## Begin

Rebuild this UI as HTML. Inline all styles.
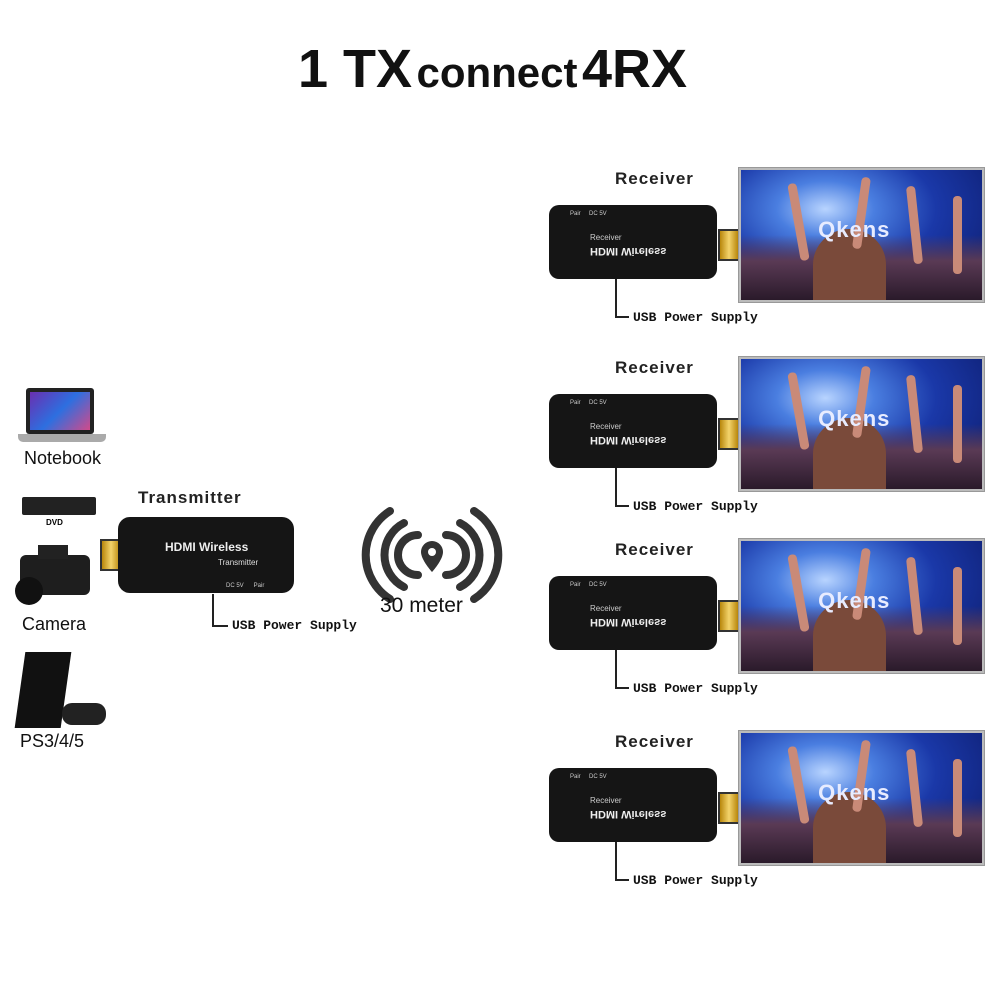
<!DOCTYPE html>
<html><head><meta charset="utf-8"><style>
body{margin:0;width:1000px;height:1000px;background:#fff;position:relative;overflow:hidden;font-family:"Liberation Sans",sans-serif}
.a{position:absolute}
.mono{font-family:"Liberation Mono",monospace;font-weight:bold;font-size:13px;color:#111}
.lab{font-weight:bold;font-size:17px;letter-spacing:1px;color:#222}
.mon{position:absolute;left:738px;width:247px;height:136px;background:#bbb;border:1px solid #999;box-sizing:border-box;padding:2px}
.scr{width:100%;height:100%;position:relative;overflow:hidden;background:radial-gradient(ellipse at 35% 30%,#b8d4ff 0%,#4a7ee0 22%,#1a38a8 50%,#0a1660 100%)}
.crowd{position:absolute;left:0;bottom:0;width:100%;height:50%;background:linear-gradient(180deg,rgba(60,30,60,0) 0%,#5a3a55 40%,#2a1a2a 100%)}
.hair{position:absolute;left:30%;bottom:0;width:30%;height:55%;border-radius:50% 50% 0 0;background:#7a4a3a}
.q{position:absolute;left:32%;top:36%;color:#e8ecff;font-weight:bold;font-size:22px;letter-spacing:1px}
.arm{position:absolute;width:9px;background:#c98a78;border-radius:4px}
.dg{position:absolute;width:168px;height:74px;background:#151515;border-radius:10px}
.plug{position:absolute;width:18px;height:28px;background:linear-gradient(90deg,#b8860b,#f3d36b,#b8860b);border:2px solid #333}
</style></head><body>
<div class="a" style="left:0;top:38px;width:985px;text-align:center;font-weight:bold;color:#111"><span style="font-size:54px">1 TX</span> <span style="font-size:42px">connect</span> <span style="font-size:54px">4RX</span></div>

<div class="a" style="left:26px;top:388px;width:68px;height:46px;background:#222;border-radius:3px"><div style="margin:4px;height:38px;background:linear-gradient(135deg,#6a2fb0,#2d6fe0,#d14a8a)"></div></div>
<div class="a" style="left:18px;top:434px;width:88px;height:8px;background:#aaa;border-radius:0 0 5px 5px"></div>
<div class="a" style="left:24px;top:448px;font-size:18px;color:#111">Notebook</div>
<div class="a" style="left:22px;top:497px;width:74px;height:18px;background:#222;border-radius:2px"></div>
<div class="a" style="left:46px;top:518px;font-size:8px;font-weight:bold">DVD</div>
<div class="a" style="left:20px;top:555px;width:70px;height:40px;background:#1e1e1e;border-radius:6px"></div>
<div class="a" style="left:15px;top:577px;width:28px;height:28px;background:#111;border-radius:50%"></div>
<div class="a" style="left:38px;top:545px;width:30px;height:14px;background:#222"></div>
<div class="a" style="left:22px;top:614px;font-size:18px;color:#111">Camera</div>
<div class="a" style="left:20px;top:652px;width:46px;height:76px;background:#111;transform:skewX(-8deg)"></div>
<div class="a" style="left:62px;top:703px;width:44px;height:22px;background:#222;border-radius:10px"></div>
<div class="a" style="left:20px;top:731px;font-size:18px;color:#111">PS3/4/5</div>

<div class="a lab" style="left:138px;top:488px">Transmitter</div>
<div class="plug" style="left:100px;top:539px"></div>
<div class="a" style="left:118px;top:517px;width:176px;height:76px;background:#151515;border-radius:12px"></div>
<div class="a" style="left:165px;top:540px;color:#eee;font-weight:bold;font-size:12px">HDMI Wireless</div>
<div class="a" style="left:218px;top:558px;color:#ddd;font-size:8px">Transmitter</div>
<div class="a" style="left:226px;top:583px;color:#ccc;font-size:6px">DC 5V &nbsp;&nbsp;&nbsp;&nbsp; Pair</div>
<div class="a" style="left:212px;top:594px;width:2px;height:32px;background:#222"></div>
<div class="a" style="left:212px;top:625px;width:16px;height:2px;background:#222"></div>
<div class="a mono" style="left:232px;top:618px">USB Power Supply</div>

<svg class="a" style="left:360px;top:505px" width="145" height="100">
<g fill="none" stroke="#333" stroke-width="8" stroke-linecap="round">
<path d="M58 30 A18 18 0 0 0 58 70"/><path d="M86 30 A18 18 0 0 1 86 70"/>
<path d="M44 18 A36 36 0 0 0 44 82"/><path d="M100 18 A36 36 0 0 1 100 82"/>
<path d="M30 6 A52 52 0 0 0 30 94"/><path d="M114 6 A52 52 0 0 1 114 94"/></g>
<path d="M72 36 a11 11 0 0 1 11 11 c0 8 -11 20 -11 20 c0 0 -11 -12 -11 -20 a11 11 0 0 1 11 -11z" fill="#333"/><circle cx="72" cy="47" r="4" fill="#fff"/>
</svg>
<div class="a" style="left:380px;top:594px;font-size:21px;color:#111">30 meter</div>

<div id="rx"></div>
<script>
var ys=[167,356,538,730],html='';
ys.forEach(function(y){
html+='<div class="a lab" style="left:615px;top:'+(y+2)+'px">Receiver</div>'+
'<div class="dg" style="left:549px;top:'+(y+38)+'px"></div>'+
'<div class="plug" style="left:718px;top:'+(y+62)+'px"></div>'+
'<div class="a" style="left:590px;top:'+(y+78)+'px;color:#eee;font-weight:bold;font-size:11px;transform:rotate(180deg) scaleX(-1)">HDMI Wireless</div>'+
'<div class="a" style="left:590px;top:'+(y+66)+'px;color:#ccc;font-size:8px">Receiver</div>'+
'<div class="a" style="left:570px;top:'+(y+44)+'px;color:#ccc;font-size:6px">Pair &nbsp;&nbsp;&nbsp; DC 5V</div>'+
'<div class="a" style="left:615px;top:'+(y+112)+'px;width:2px;height:38px;background:#222"></div>'+
'<div class="a" style="left:615px;top:'+(y+149)+'px;width:14px;height:2px;background:#222"></div>'+
'<div class="a mono" style="left:633px;top:'+(y+143)+'px">USB Power Supply</div>'+
'<div class="mon" style="top:'+y+'px"><div class="scr"><div class="crowd"></div><div class="hair"></div>'+
'<div class="arm" style="left:22%;top:10%;height:60%;transform:rotate(-10deg)"></div>'+
'<div class="arm" style="left:48%;top:5%;height:55%;transform:rotate(8deg)"></div>'+
'<div class="arm" style="left:70%;top:12%;height:60%;transform:rotate(-6deg)"></div>'+
'<div class="arm" style="left:88%;top:20%;height:60%"></div>'+
'<div class="q">Qkens</div></div></div>';
});
document.getElementById('rx').innerHTML=html;
</script>
</body></html>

## End

Images in the data above are to be skipped. Retype all other material exactly.

_Output of the exercise:_
Rebuild this UI as HTML. Inline all styles.
<!DOCTYPE html>
<html><head><meta charset="utf-8"><style>
body{margin:0;width:1000px;height:1000px;background:#fff;position:relative;overflow:hidden;font-family:"Liberation Sans",sans-serif}
.a{position:absolute}
.mono{font-family:"Liberation Mono",monospace;font-weight:bold;font-size:13px;color:#111}
.lab{font-weight:bold;font-size:17px;letter-spacing:1px;color:#222}
.mon{position:absolute;left:738px;width:247px;height:136px;background:#bbb;border:1px solid #999;box-sizing:border-box;padding:2px}
.scr{width:100%;height:100%;position:relative;overflow:hidden;background:radial-gradient(ellipse at 35% 30%,#b8d4ff 0%,#4a7ee0 22%,#1a38a8 50%,#0a1660 100%)}
.crowd{position:absolute;left:0;bottom:0;width:100%;height:50%;background:linear-gradient(180deg,rgba(60,30,60,0) 0%,#5a3a55 40%,#2a1a2a 100%)}
.hair{position:absolute;left:30%;bottom:0;width:30%;height:55%;border-radius:50% 50% 0 0;background:#7a4a3a}
.q{position:absolute;left:32%;top:36%;color:#e8ecff;font-weight:bold;font-size:22px;letter-spacing:1px}
.arm{position:absolute;width:9px;background:#c98a78;border-radius:4px}
.dg{position:absolute;width:168px;height:74px;background:#151515;border-radius:10px}
.plug{position:absolute;width:18px;height:28px;background:linear-gradient(90deg,#b8860b,#f3d36b,#b8860b);border:2px solid #333}
</style></head><body>
<div class="a" style="left:0;top:38px;width:985px;text-align:center;font-weight:bold;color:#111"><span style="font-size:54px">1 TX</span> <span style="font-size:42px">connect</span> <span style="font-size:54px">4RX</span></div>

<div class="a" style="left:26px;top:388px;width:68px;height:46px;background:#222;border-radius:3px"><div style="margin:4px;height:38px;background:linear-gradient(135deg,#6a2fb0,#2d6fe0,#d14a8a)"></div></div>
<div class="a" style="left:18px;top:434px;width:88px;height:8px;background:#aaa;border-radius:0 0 5px 5px"></div>
<div class="a" style="left:24px;top:448px;font-size:18px;color:#111">Notebook</div>
<div class="a" style="left:22px;top:497px;width:74px;height:18px;background:#222;border-radius:2px"></div>
<div class="a" style="left:46px;top:518px;font-size:8px;font-weight:bold">DVD</div>
<div class="a" style="left:20px;top:555px;width:70px;height:40px;background:#1e1e1e;border-radius:6px"></div>
<div class="a" style="left:15px;top:577px;width:28px;height:28px;background:#111;border-radius:50%"></div>
<div class="a" style="left:38px;top:545px;width:30px;height:14px;background:#222"></div>
<div class="a" style="left:22px;top:614px;font-size:18px;color:#111">Camera</div>
<div class="a" style="left:20px;top:652px;width:46px;height:76px;background:#111;transform:skewX(-8deg)"></div>
<div class="a" style="left:62px;top:703px;width:44px;height:22px;background:#222;border-radius:10px"></div>
<div class="a" style="left:20px;top:731px;font-size:18px;color:#111">PS3/4/5</div>

<div class="a lab" style="left:138px;top:488px">Transmitter</div>
<div class="plug" style="left:100px;top:539px"></div>
<div class="a" style="left:118px;top:517px;width:176px;height:76px;background:#151515;border-radius:12px"></div>
<div class="a" style="left:165px;top:540px;color:#eee;font-weight:bold;font-size:12px">HDMI Wireless</div>
<div class="a" style="left:218px;top:558px;color:#ddd;font-size:8px">Transmitter</div>
<div class="a" style="left:226px;top:583px;color:#ccc;font-size:6px">DC 5V &nbsp;&nbsp;&nbsp;&nbsp; Pair</div>
<div class="a" style="left:212px;top:594px;width:2px;height:32px;background:#222"></div>
<div class="a" style="left:212px;top:625px;width:16px;height:2px;background:#222"></div>
<div class="a mono" style="left:232px;top:618px">USB Power Supply</div>

<svg class="a" style="left:360px;top:505px" width="145" height="100">
<g fill="none" stroke="#333" stroke-width="8" stroke-linecap="round">
<path d="M58 30 A18 18 0 0 0 58 70"/><path d="M86 30 A18 18 0 0 1 86 70"/>
<path d="M44 18 A36 36 0 0 0 44 82"/><path d="M100 18 A36 36 0 0 1 100 82"/>
<path d="M30 6 A52 52 0 0 0 30 94"/><path d="M114 6 A52 52 0 0 1 114 94"/></g>
<path d="M72 36 a11 11 0 0 1 11 11 c0 8 -11 20 -11 20 c0 0 -11 -12 -11 -20 a11 11 0 0 1 11 -11z" fill="#333"/><circle cx="72" cy="47" r="4" fill="#fff"/>
</svg>
<div class="a" style="left:380px;top:594px;font-size:21px;color:#111">30 meter</div>

<div id="rx"></div>
<script>
var ys=[167,356,538,730],html='';
ys.forEach(function(y){
html+='<div class="a lab" style="left:615px;top:'+(y+2)+'px">Receiver</div>'+
'<div class="dg" style="left:549px;top:'+(y+38)+'px"></div>'+
'<div class="plug" style="left:718px;top:'+(y+62)+'px"></div>'+
'<div class="a" style="left:590px;top:'+(y+78)+'px;color:#eee;font-weight:bold;font-size:11px;transform:rotate(180deg) scaleX(-1)">HDMI Wireless</div>'+
'<div class="a" style="left:590px;top:'+(y+66)+'px;color:#ccc;font-size:8px">Receiver</div>'+
'<div class="a" style="left:570px;top:'+(y+44)+'px;color:#ccc;font-size:6px">Pair &nbsp;&nbsp;&nbsp; DC 5V</div>'+
'<div class="a" style="left:615px;top:'+(y+112)+'px;width:2px;height:38px;background:#222"></div>'+
'<div class="a" style="left:615px;top:'+(y+149)+'px;width:14px;height:2px;background:#222"></div>'+
'<div class="a mono" style="left:633px;top:'+(y+143)+'px">USB Power Supply</div>'+
'<div class="mon" style="top:'+y+'px"><div class="scr"><div class="crowd"></div><div class="hair"></div>'+
'<div class="arm" style="left:22%;top:10%;height:60%;transform:rotate(-10deg)"></div>'+
'<div class="arm" style="left:48%;top:5%;height:55%;transform:rotate(8deg)"></div>'+
'<div class="arm" style="left:70%;top:12%;height:60%;transform:rotate(-6deg)"></div>'+
'<div class="arm" style="left:88%;top:20%;height:60%"></div>'+
'<div class="q">Qkens</div></div></div>';
});
document.getElementById('rx').innerHTML=html;
</script>
</body></html>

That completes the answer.